The new president expressed that, as he settles into his position, he’ll be receptive to university and community concerns as well as plans for development.
“The first few months is getting me to know the university constituent groups, external constituent groups, and getting them to know me as well,” Rodríguez said.
The plan Rodríguez indicated for this is a listening campaign, which he said he was looking into at the time of convocation.
Among the university community, one concern is parking. During the convocation interview, the new president said, “Parking is an issue every place you go.”
As the university grows, there is the concern for an adequate amount of parking spaces. For instance, there under 80 parking spots on Alumni Quad, which housed over 800 students last year.
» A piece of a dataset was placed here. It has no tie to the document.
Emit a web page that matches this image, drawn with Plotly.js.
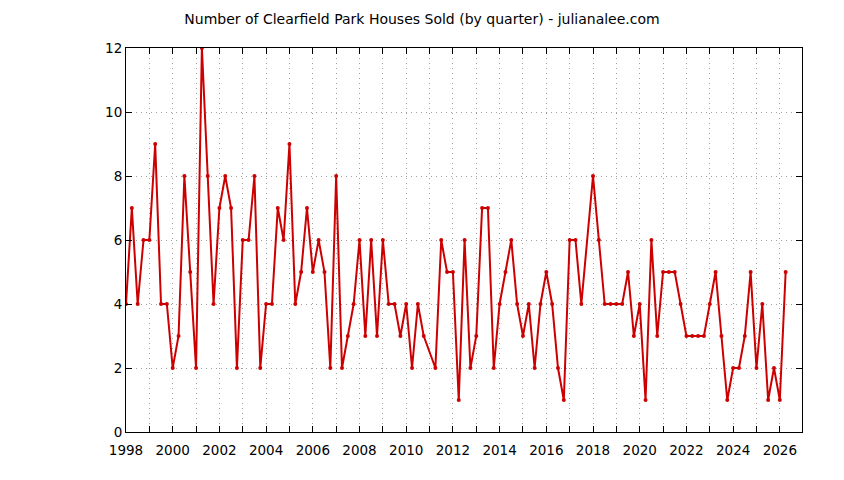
<!DOCTYPE html>
<html>
<head>
<meta charset="utf-8">
<script src="https://cdn.plot.ly/plotly-3.0.1.min.js"></script>
<style>html,body{margin:0;padding:0;background:#fff;}</style>
</head>
<body>
<div id="chart" style="width:844px;height:480px;"></div>
<script>
// quarter start dates (decimal years) and houses sold
const quarters = [
  1998.0,1998.25,1998.5,1998.75,
  1999.0,1999.25,1999.5,1999.75,
  2000.0,2000.25,2000.5,2000.75,
  2001.0,2001.25,2001.5,2001.75,
  2002.0,2002.25,2002.5,2002.75,
  2003.0,2003.25,2003.5,2003.75,
  2004.0,2004.25,2004.5,2004.75,
  2005.0,2005.25,2005.5,2005.75,
  2006.0,2006.25,2006.5,2006.75,
  2007.0,2007.25,2007.5,2007.75,
  2008.0,2008.25,2008.5,2008.75,
  2009.0,2009.25,2009.5,2009.75,
  2010.0,2010.25,2010.5,2010.75,
  2011.25,2011.5,2011.75,
  2012.0,2012.25,2012.5,2012.75,
  2013.0,2013.25,2013.5,2013.75,
  2014.0,2014.25,2014.5,2014.75,
  2015.0,2015.25,2015.5,2015.75,
  2016.0,2016.25,2016.5,2016.75,
  2017.0,2017.25,2017.5,
  2018.0,2018.25,2018.5,2018.75,
  2019.0,2019.25,2019.5,2019.75,
  2020.0,2020.25,2020.5,2020.75,
  2021.0,2021.25,2021.5,2021.75,
  2022.0,2022.25,2022.5,2022.75,
  2023.0,2023.25,2023.5,2023.75,
  2024.0,2024.25,2024.5,2024.75,
  2025.0,2025.25,2025.5,2025.75,
  2026.0,2026.25
];
const housesSold = [
  4,7,4,6,
  6,9,4,4,
  2,3,8,5,
  2,12,8,4,
  7,8,7,2,
  6,6,8,2,
  4,4,7,6,
  9,4,5,7,
  5,6,5,2,
  8,2,3,4,
  6,3,6,3,
  6,4,4,3,
  4,2,4,3,
  2,6,5,
  5,1,6,2,
  3,7,7,2,
  4,5,6,4,
  3,4,2,4,
  5,4,2,1,
  6,6,4,
  8,6,4,4,
  4,4,5,3,
  4,1,6,3,
  5,5,5,4,
  3,3,3,3,
  4,5,3,1,
  2,2,3,5,
  2,4,1,2,
  1,5
];
const yearTicks = [];
const yearLabels = [];
for (let y = 1998; y <= 2026; y++) { yearTicks.push(y); yearLabels.push(y % 2 === 0 ? String(y) : ''); }
const yTicks = [0,2,4,6,8,10,12];
const titleText = 'Number of Clearfield Park Houses Sold (by quarter) - julianalee.com';

const font = {family: 'DejaVu Sans, sans-serif', size: 13.5, color: '#000'};
const data = [{
  x: quarters, y: housesSold, type: 'scatter', mode: 'lines+markers',
  line: {color: '#cc0000', width: 2},
  marker: {color: '#cc0000', size: 4},
  hoverinfo: 'skip'
}];
const layout = {
  width: 844, height: 480,
  margin: {l: 126, r: 42, t: 48, b: 48},
  paper_bgcolor: '#fff', plot_bgcolor: '#fff',
  font: font,
  showlegend: false,
  title: {text: titleText, font: {family: 'DejaVu Sans, sans-serif', size: 14, color: '#000'}, x: 0.5, xanchor: 'center', y: 0.96, yanchor: 'middle'},
  xaxis: {
    range: [1998, 2026.95], tickvals: yearTicks, ticktext: yearLabels,
    ticks: 'inside', ticklen: 6, tickcolor: '#000', tickwidth: 1,
    showline: true, linecolor: '#000', linewidth: 1, mirror: 'ticks',
    showgrid: true, gridcolor: '#a0a0a0', griddash: '1px,4px', gridwidth: 1,
    zeroline: false, tickfont: font, ticklabelstandoff: 6
  },
  yaxis: {
    range: [0, 12], tickvals: yTicks,
    ticks: 'inside', ticklen: 6, tickcolor: '#000', tickwidth: 1,
    showline: true, linecolor: '#000', linewidth: 1, mirror: 'ticks',
    showgrid: true, gridcolor: '#a0a0a0', griddash: '1px,4px', gridwidth: 1,
    zeroline: false, tickfont: font
  }
};
Plotly.newPlot('chart', data, layout, {staticPlot: true, displayModeBar: false});
</script>
</body>
</html>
Drawn to growth, Rodríguez talked of his interest in the opportunity for growth and expansion in interviews at the BOT meeting in June.
Before coming to UAlbany, Rodríguez helped merge two Texas universities into the University of Texas Rio Grande Valley, where he was founding provost and executive vice president for academic affairs.
UTRGV has over 27,500 students while UAlbany has just over 17,000.
UAlbany has expanded in previous years with the College of Engineering and Applied Sciences and the College of Emergency Preparedness, Homeland Security and Cybersecurity.
This year, CEAS added a new environmental department, which is being developed and will need state approval.
Amid the growth in CEAS and CEHC, Rodríguez mentioned UAlbany’s other colleges, saying they are essential to the university’s growth and development.
Communications Specialist Mike Nolan said that there was confusion about Rodríguez’s start date, but that it was on Sept. 11. Nolan said, “The first few days he was just kind of getting his feet on the ground and unpacking.”
In a Twitter video posted on Sept. 14, the day Rodríguez started meeting with the campus community, he said, “Together, collaboratively, we can write the next few chapters in this great institution.”
Correction, Sept. 20: An earlier version of this article left out the word “them” in Rodríguez’s quote in the sixth paragraph. Rodríguez also began at the university on Sept. 11 but did not meet with the campus community until Sept. 14.